The CTIVD reexamined all available information on the murder following a broadcast of EenVandaag last year. In this broadcast prosecutor Frits van Straelen, who led the investigation into the murder, stated that B. was not acting alone. Minister Ronald Plasterk of Home Affairs sent the report on the reexamination to the Tweede Kamer, lower house of parliament, on Thursday, NOS reports.
In the broadcast of EenVandaag, Van Straelen stated that B. must have had accomplices. According o him, there were indications that people watched the route Van Gogh drove every day just before the murder. There were also indications that someone arranged the gun that B. used to kill Van Gogh.
The CTIVD concluded that there are no indications that anyone else was involved in Van Gogh's murder. There are also no indications that anyone knew about the plans to kill him.

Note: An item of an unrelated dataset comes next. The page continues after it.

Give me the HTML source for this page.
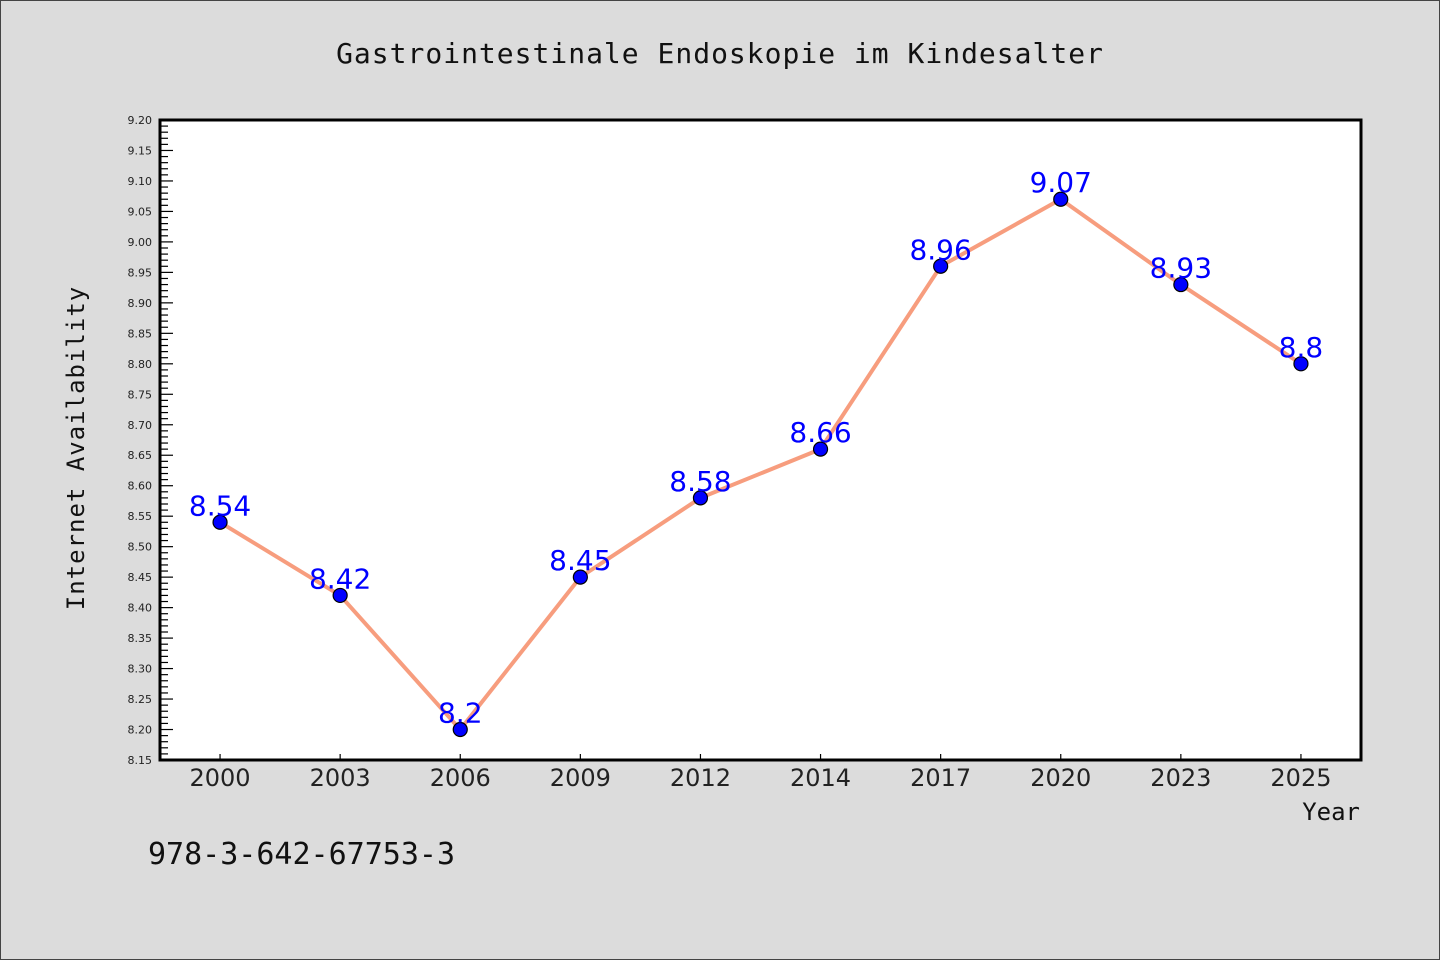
<!DOCTYPE html>
<html><head><meta charset="utf-8"><style>
html,body{margin:0;padding:0;background:#dcdcdc}
svg{display:block}
</style></head><body>
<svg id="chart" width="1440" height="960" xmlns="http://www.w3.org/2000/svg" font-family="'WenQuanYi Zen Hei Mono','WenQuanYi Zen Hei','DejaVu Sans Mono',monospace">
<rect x="0.5" y="0.5" width="1439" height="959" fill="#dcdcdc" stroke="#444" stroke-width="1"/>
<text x="720" y="63" text-anchor="middle" font-size="28" fill="#111" letter-spacing="1">Gastrointestinale Endoskopie im Kindesalter</text>
<rect x="160" y="120" width="1201" height="640" fill="#fff"/>
<g id="grid"></g>
<g id="marks"></g>
<rect x="160" y="120" width="1201" height="640" fill="none" stroke="#000" stroke-width="3"/>
<text transform="translate(84,448) rotate(-90)" text-anchor="middle" font-size="24" fill="#111" letter-spacing="1">Internet Availability</text>
<text x="1360" y="820" text-anchor="end" font-size="24" fill="#111">Year</text>
<text x="148" y="864" font-size="30" fill="#111">978-3-642-67753-3</text>
</svg>
<script>
const categories = ["2000","2003","2006","2009","2012","2014","2017","2020","2023","2025"];
const values = [8.54,8.42,8.2,8.45,8.58,8.66,8.96,9.07,8.93,8.8];
const yTicks = ["8.15","8.20","8.25","8.30","8.35","8.40","8.45","8.50","8.55","8.60","8.65","8.70","8.75","8.80","8.85","8.90","8.95","9.00","9.05","9.10","9.15","9.20"];
const NS="http://www.w3.org/2000/svg";
const L=160,R=1361,T=120,B=760,ymin=8.15,ymax=9.20;
const y=v=>B-(v-ymin)/(ymax-ymin)*(B-T);
const step=(R-L)/categories.length;
const x=i=>L+step*(i+0.5);
function mk(tag,attrs,parent){const e=document.createElementNS(NS,tag);for(const k in attrs)e.setAttribute(k,attrs[k]);parent.appendChild(e);return e;}
const grid=document.getElementById('grid'), marks=document.getElementById('marks');
// minor ticks
for(let k=0;k<=(ymax-ymin)/0.01+0.001;k++){
  const v=ymin+k*0.01, yy=y(v), major=k%5===0;
  const t=mk('line',{x1:L,x2:L+(major?13:8),y1:yy,y2:yy,stroke:'#000','stroke-width':1.2},grid);
  
  
}
yTicks.forEach(s=>{
  const t=mk('text',{x:L-8,y:y(parseFloat(s))+4,'text-anchor':'end','font-size':11,'font-family':'DejaVu Sans, sans-serif',fill:'#222'},grid);
  t.textContent=s;
  
  
});
categories.forEach((c,i)=>{
  const tk=mk('line',{x1:x(i),x2:x(i),y1:B,y2:B-6,stroke:'#000','stroke-width':1.2},grid);
  
  
  const t=mk('text',{x:x(i),y:B+26,'text-anchor':'middle','font-size':24,'font-family':'DejaVu Sans, sans-serif',fill:'#222'},grid);
  t.textContent=c;
  
  
});
const pl=mk('polyline',{points:values.map((v,i)=>x(i)+','+y(v)).join(' '),fill:'none',stroke:'#f79d7e','stroke-width':4,'stroke-linejoin':'round'},marks);


values.forEach((v,i)=>{
  const c=mk('circle',{cx:x(i),cy:y(v),r:7,fill:'#0000ff',stroke:'#000','stroke-width':1.2},marks);
  
  
  const t=mk('text',{x:x(i),y:y(v)-7,'text-anchor':'middle','font-size':28,fill:'#0000ff','font-family':'DejaVu Sans, sans-serif'},marks);
  t.textContent=String(v);
  
  
});
</script>
</body></html>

Van Straelen also said that recordings of conversations tapped in a building of the Hofstad group - a terrorist group B. belonged to - were destroyed. The CTIVD investigated this claim and determined that the recordings were not destroyed and still exist. According to the commission, intelligence agency AIVD do not listen to all recordings made, only once there is indication that relevant topics are being discussed. Plasterk writes to the Kamer that these recordings were listened to this year, because Van Gogh's murder had large social consequences and there should be no ambiguity.
The commission finally concludes that the AIVD and Public Prosecutor did not communicate well on a number of occasions during the investigation into the Hofstad group. Plasterk agrees with this conclusion. He instructed the AIVD to share all information about the Hofstad Group with the Prosecutor and to communicate better in the future.